Critics see snarls in new Loudoun development plan
Critics of the new draft of Loudoun County’s comprehensive plan question a proposed increase in residential development, arguing it will intensify congestion.
“Loudoun 2040 Comprehensive Plan,” written by the Envision Loudoun Stakeholders Committee, is meant to serve as the county’s guide for land use and transportation policy.
A draft of the plan was posted on the Envision Loudoun website (www.envision-loudoun.org) in May, and the county held a series of meetings to give the public the opportunity to comment. The Board of Supervisors expects to vote on the plan early next year.
The plan establishes “urban policy areas” around Silver Line Metro stations and along state Route 7. It emphasizes “appropriate density and walkable or transit-oriented mixed-use development in these areas.”
As work on the new Metro corridor continues, discussion about urban development there is timely, says Gem Bingol, a field officer for the Piedmont Environmental Council.
“We need that kind of density. We have a huge investment in transit. We need to manage how growth happens over time or the county could easily not get what it’s looking for,” Bingol says.
Nonetheless, plans for urban development along Route 7 are “premature,” she says. “We don’t have a plan to make that an urban area.

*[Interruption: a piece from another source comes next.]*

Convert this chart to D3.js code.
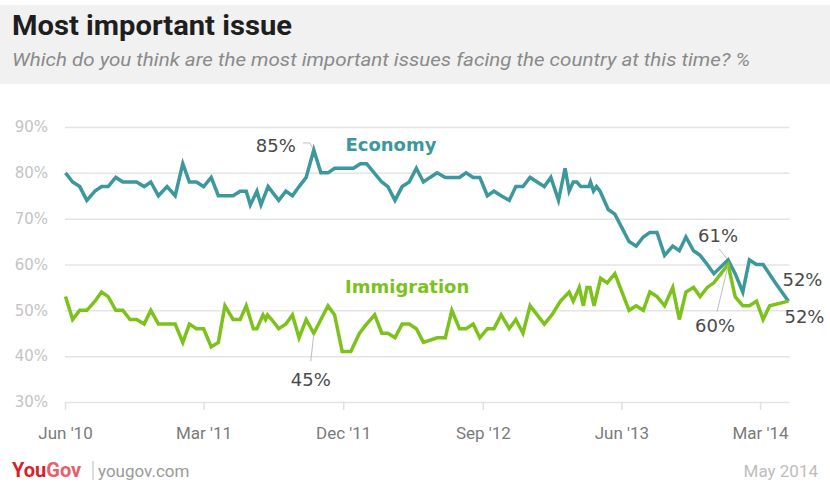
<!DOCTYPE html>
<html>
<head>
<meta charset="utf-8">
<script src="https://cdnjs.cloudflare.com/ajax/libs/d3/7.8.5/d3.min.js"></script>
<style>
  body { margin: 0; background: #fff; }
  svg { display: block; }
</style>
</head>
<body>
<div id="main"></div>
<script>
/*********************************************************
 * Data
 *********************************************************/
const econDates = [
  '2010-06-02', '2010-06-16', '2010-06-30', '2010-07-14', '2010-07-30', '2010-08-12', '2010-08-25',
  '2010-09-09', '2010-09-23', '2010-10-07', '2010-10-20', '2010-11-04', '2010-11-17', '2010-12-02',
  '2010-12-19', '2011-01-04', '2011-01-19', '2011-02-01', '2011-02-15', '2011-03-01', '2011-03-16',
  '2011-03-30', '2011-04-12', '2011-04-28', '2011-05-12', '2011-05-24', '2011-06-01', '2011-06-14',
  '2011-06-22', '2011-07-06', '2011-07-27', '2011-08-10', '2011-08-23', '2011-09-05', '2011-09-19',
  '2011-10-04', '2011-10-18', '2011-11-01', '2011-11-14', '2011-11-29', '2011-12-07', '2011-12-21',
  '2012-01-04', '2012-01-16', '2012-01-31', '2012-02-15', '2012-02-27', '2012-03-12', '2012-03-26',
  '2012-04-09', '2012-04-23', '2012-05-07', '2012-05-20', '2012-06-03', '2012-06-19', '2012-07-02',
  '2012-07-17', '2012-07-30', '2012-08-13', '2012-08-26', '2012-09-10', '2012-09-23', '2012-10-07',
  '2012-10-23', '2012-11-05', '2012-11-19', '2012-12-03', '2012-12-17', '2012-12-31', '2013-01-13',
  '2013-01-28', '2013-02-10', '2013-02-18', '2013-02-26', '2013-03-05', '2013-03-13', '2013-03-29',
  '2013-04-01', '2013-04-07', '2013-04-13', '2013-04-20', '2013-05-06', '2013-05-19', '2013-06-02',
  '2013-06-16', '2013-06-30', '2013-07-14', '2013-07-27', '2013-08-10', '2013-08-25', '2013-09-10',
  '2013-09-23', '2013-10-06', '2013-10-21', '2013-11-03', '2013-11-17', '2013-11-30', '2013-12-28',
  '2014-01-11', '2014-01-26', '2014-02-08', '2014-02-22', '2014-03-07', '2014-03-31', '2014-04-26'
];
const econValues = [
  80, 78, 77, 74, 76, 77, 77,
  79, 78, 78, 78, 77, 78, 75,
  77, 75, 82, 78, 78, 77, 79,
  75, 75, 75, 76, 76, 73, 76,
  73, 77, 74, 76, 75, 77, 79,
  85, 80, 80, 81, 81, 81, 81,
  82, 82, 80, 78, 77, 74, 77,
  78, 81, 78, 79, 80, 79, 79,
  79, 80, 79, 79, 75, 76, 75,
  74, 77, 77, 79, 78, 77, 79,
  74, 81, 76, 78, 78, 77, 77,
  78, 76, 77, 76, 72, 71, 68,
  65, 64, 66, 67, 67, 62, 64,
  63, 66, 63, 62, 60, 58, 61,
  58, 54, 61, 60, 60, 56, 52
];

const immDates = [
  '2010-06-02', '2010-06-16', '2010-06-30', '2010-07-14', '2010-07-30', '2010-08-12', '2010-08-25',
  '2010-09-09', '2010-09-23', '2010-10-07', '2010-10-20', '2010-11-04', '2010-11-17', '2010-12-02',
  '2010-12-19', '2011-01-04', '2011-01-19', '2011-02-01', '2011-02-15', '2011-03-01', '2011-03-16',
  '2011-03-30', '2011-04-12', '2011-04-28', '2011-05-12', '2011-05-24', '2011-06-07', '2011-06-14',
  '2011-06-22', '2011-06-26', '2011-07-01', '2011-07-05', '2011-07-13', '2011-07-27', '2011-08-10',
  '2011-08-23', '2011-09-05', '2011-09-19', '2011-10-04', '2011-10-18', '2011-11-01', '2011-11-14',
  '2011-11-29', '2011-12-16', '2012-01-02', '2012-01-16', '2012-02-01', '2012-02-15', '2012-02-27',
  '2012-03-12', '2012-03-26', '2012-04-09', '2012-04-23', '2012-05-07', '2012-06-03', '2012-06-19',
  '2012-07-02', '2012-07-17', '2012-07-30', '2012-08-13', '2012-08-26', '2012-09-10', '2012-09-23',
  '2012-10-07', '2012-10-23', '2012-11-05', '2012-11-19', '2012-12-03', '2012-12-17', '2012-12-31',
  '2013-01-15', '2013-02-01', '2013-02-18', '2013-02-26', '2013-03-10', '2013-03-18', '2013-03-25',
  '2013-03-31', '2013-04-08', '2013-04-21', '2013-05-04', '2013-05-19', '2013-06-16', '2013-06-30',
  '2013-07-14', '2013-07-27', '2013-08-10', '2013-08-25', '2013-09-10', '2013-09-23', '2013-10-06',
  '2013-10-21', '2013-11-03', '2013-11-17', '2013-11-30', '2013-12-14', '2013-12-28', '2014-01-11',
  '2014-01-26', '2014-02-08', '2014-02-22', '2014-03-07', '2014-03-20', '2014-04-26'
];
const immValues = [
  53, 48, 50, 50, 52, 54, 53,
  50, 50, 48, 48, 47, 50, 47,
  47, 47, 43, 47, 46, 46, 42,
  43, 51, 48, 48, 51, 46, 46,
  48, 49, 48, 49, 48, 46, 47,
  49, 44, 48, 45, 48, 51, 49,
  41, 41, 45, 47, 49, 45, 45,
  44, 47, 47, 46, 43, 44, 44,
  50, 46, 46, 47, 44, 46, 46,
  49, 46, 48, 45, 51, 49, 47,
  49, 52, 54, 52, 55, 51, 55,
  55, 51, 57, 56, 58, 50, 51,
  50, 54, 53, 51, 55, 48, 54,
  55, 53, 55, 56, 58, 60, 53,
  51, 51, 52, 48, 51, 52
];

const xTickDates = ['2010-06-01', '2011-03-01', '2011-12-01', '2012-09-01', '2013-06-01', '2014-03-01'];
const yTicks = [30, 40, 50, 60, 70, 80, 90];
const xStart = '2010-06-01';
const xEnd = '2014-04-28';

const econColor = '#3c989c';
const immColor = '#7cc21b';

/*********************************************************
 * Layout
 *********************************************************/
const svgWidth = 830;
const svgHeight = 483;
const plotBox = { l: 65, r: 789.5, t: 127, b: 402 };

const parseDate = d3.timeParse('%Y-%m-%d');

const svg = d3
  .select('#main')
  .append('svg')
  .attr('width', svgWidth)
  .attr('height', svgHeight)
  .style('font-family', "'DejaVu Sans', sans-serif");

/*********************************************************
 * Header
 *********************************************************/
svg.append('rect')
  .attr('x', 0)
  .attr('y', 5)
  .attr('width', svgWidth)
  .attr('height', 79)
  .attr('fill', '#f1f1f1');

svg.append('text')
  .attr('x', 12)
  .attr('y', 35)
  .attr('font-family', 'Roboto, sans-serif')
  .attr('font-weight', 'bold')
  .attr('font-size', 27)
  .attr('fill', '#1e1e1e')
  .attr('textLength', 280)
  .attr('lengthAdjust', 'spacingAndGlyphs')
  .text('Most important issue');

svg.append('text')
  .attr('x', 12)
  .attr('y', 66)
  .attr('font-family', 'Roboto, sans-serif')
  .attr('font-style', 'italic')
  .attr('font-size', 19)
  .attr('fill', '#8a8a8a')
  .attr('textLength', 738)
  .attr('lengthAdjust', 'spacingAndGlyphs')
  .text('Which do you think are the most important issues facing the country at this time? %');

/*********************************************************
 * Scales and axes
 *********************************************************/
const x = d3.scaleTime()
  .domain([parseDate(xStart), parseDate(xEnd)])
  .range([plotBox.l, plotBox.r]);

const y = d3.scaleLinear()
  .domain([30, 90])
  .range([plotBox.b, plotBox.t]);

const yAxis = d3.axisLeft(y)
  .tickValues(yTicks)
  .tickSize(-(plotBox.r - plotBox.l))
  .tickPadding(17)
  .tickFormat(d => d + '%');

const gY = svg.append('g')
  .attr('class', 'axis axis--y')
  .attr('transform', `translate(${plotBox.l},0)`)
  .call(yAxis);
gY.select('.domain').remove();
gY.selectAll('line').attr('stroke', '#e4e4e4').attr('stroke-width', 1.5);
gY.selectAll('text')
  .attr('fill', '#c4c4c4')
  .attr('font-size', 15)
  .attr('font-family', "'DejaVu Sans', sans-serif");

const xAxis = d3.axisBottom(x)
  .tickValues(xTickDates.map(parseDate))
  .tickSize(8)
  .tickPadding(17)
  .tickFormat(d3.timeFormat("%b '%y"));

const gX = svg.append('g')
  .attr('class', 'axis axis--x')
  .attr('transform', `translate(0,${plotBox.b})`)
  .call(xAxis);
gX.select('.domain').remove();
gX.selectAll('line').attr('stroke', '#e0e0e0').attr('stroke-width', 1.5);
gX.selectAll('text')
  .attr('fill', '#7a7a7a')
  .attr('font-size', 17)
  .attr('font-family', 'Roboto, sans-serif');

/*********************************************************
 * Lines
 *********************************************************/
const econ = econDates.map((d, i) => ({ date: parseDate(d), value: econValues[i] }));
const imm = immDates.map((d, i) => ({ date: parseDate(d), value: immValues[i] }));

const line = d3.line()
  .x(d => x(d.date))
  .y(d => y(d.value));

svg.append('path')
  .datum(econ)
  .attr('d', line)
  .attr('fill', 'none')
  .attr('stroke', econColor)
  .attr('stroke-width', 3.5);

svg.append('path')
  .datum(imm)
  .attr('d', line)
  .attr('fill', 'none')
  .attr('stroke', immColor)
  .attr('stroke-width', 3.5);

/*********************************************************
 * Series labels
 *********************************************************/
svg.append('text')
  .attr('x', x(parseDate('2012-03-04')))
  .attr('y', y(84.8))
  .attr('text-anchor', 'middle')
  .attr('font-weight', 'bold')
  .attr('font-size', 18)
  .attr('fill', econColor)
  .text('Economy');

svg.append('text')
  .attr('x', x(parseDate('2012-04-05')))
  .attr('y', y(53.7))
  .attr('text-anchor', 'middle')
  .attr('font-weight', 'bold')
  .attr('font-size', 18)
  .attr('fill', immColor)
  .text('Immigration');

/*********************************************************
 * Annotations
 *********************************************************/
function findPoint(series, date) {
  const t = parseDate(date).getTime();
  return series.find(d => d.date.getTime() === t);
}

const econPeak = econ[d3.maxIndex(econ, d => d.value)];
const immDip = findPoint(imm, '2011-10-04');
const econCross = findPoint(econ, '2013-12-28');
const immCross = findPoint(imm, '2013-12-28');
const econLast = econ[econ.length - 1];
const immLast = imm[imm.length - 1];

const notes = svg.append('g').attr('class', 'notes');

function leader(points) {
  notes.append('path')
    .attr('d', d3.line()(points))
    .attr('fill', 'none')
    .attr('stroke', '#bdbdbd')
    .attr('stroke-width', 1);
}

function label(px, py, txt, anchor) {
  notes.append('text')
    .attr('x', px)
    .attr('y', py)
    .attr('text-anchor', anchor)
    .attr('font-size', 18)
    .attr('fill', '#4a4a4a')
    .text(txt);
}

// 85% peak
let px = x(econPeak.date), py = y(econPeak.value);
leader([[px - 11, py - 7], [px - 4, py - 7], [px - 1, py - 2]]);
label(px - 18, py + 2.5, econPeak.value + '%', 'end');

// 45% dip
px = x(immDip.date); py = y(immDip.value);
leader([[px, py + 1], [px - 3, py + 28]]);
label(px - 3, py + 53, immDip.value + '%', 'middle');

// 61% / 60% crossing
px = x(econCross.date); py = y(econCross.value);
leader([[px - 9, py - 11], [px - 1, py - 1]]);
label(px - 10, py - 18, econCross.value + '%', 'middle');

px = x(immCross.date); py = y(immCross.value);
leader([[px, py + 1], [px - 11, py + 47]]);
label(px - 13, py + 67, immCross.value + '%', 'middle');

// last values
px = x(econLast.date); py = y(econLast.value);
label(px + 14, py - 15, econLast.value + '%', 'middle');
px = x(immLast.date); py = y(immLast.value);
label(px + 16, py + 22, immLast.value + '%', 'middle');

/*********************************************************
 * Footer
 *********************************************************/
const logo = svg.append('text')
  .attr('x', 12)
  .attr('y', 477)
  .attr('font-family', 'Roboto, sans-serif')
  .attr('font-weight', 'bold')
  .attr('font-size', 20);
logo.append('tspan').attr('fill', '#d81f2a').text('You');
logo.append('tspan').attr('fill', '#e6606a').text('Gov');

svg.append('line')
  .attr('x1', 93).attr('x2', 93)
  .attr('y1', 461).attr('y2', 480)
  .attr('stroke', '#bbbbbb')
  .attr('stroke-width', 1);

svg.append('text')
  .attr('x', 98)
  .attr('y', 477)
  .attr('font-family', 'Roboto, sans-serif')
  .attr('font-size', 17)
  .attr('fill', '#9a9a9a')
  .text('yougov.com');

svg.append('text')
  .attr('x', 818)
  .attr('y', 477)
  .attr('text-anchor', 'end')
  .attr('font-family', 'Roboto, sans-serif')
  .attr('font-size', 17)
  .attr('fill', '#bdbdbd')
  .text('May 2014');
</script>
</body>
</html>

We don’t have the transportation. Let’s make sure we have a good handle on the urban area we have been planning before we start thinking about that.
“Loudoun has a lot of history of too much development at once, and we’ve paid the price,” Bingol adds. “The county has managed to keep its high triple-A [bond] rating, but the residents have felt the impact.”
The new comprehensive plan also has met resistance from the Transition Area Alliance, an organization that aims to preserve open space as a buffer between the high-density suburban areas in the eastern and northern parts of the county and rural areas in the west.
The draft plan calls for “up to 1,500 newly planned residential units in the transition area over the next 20 years.”
That’s still too much growth, according to a statement on the alliance’s website, “As a county, we have not matched our infrastructure to the pace of new residential building.”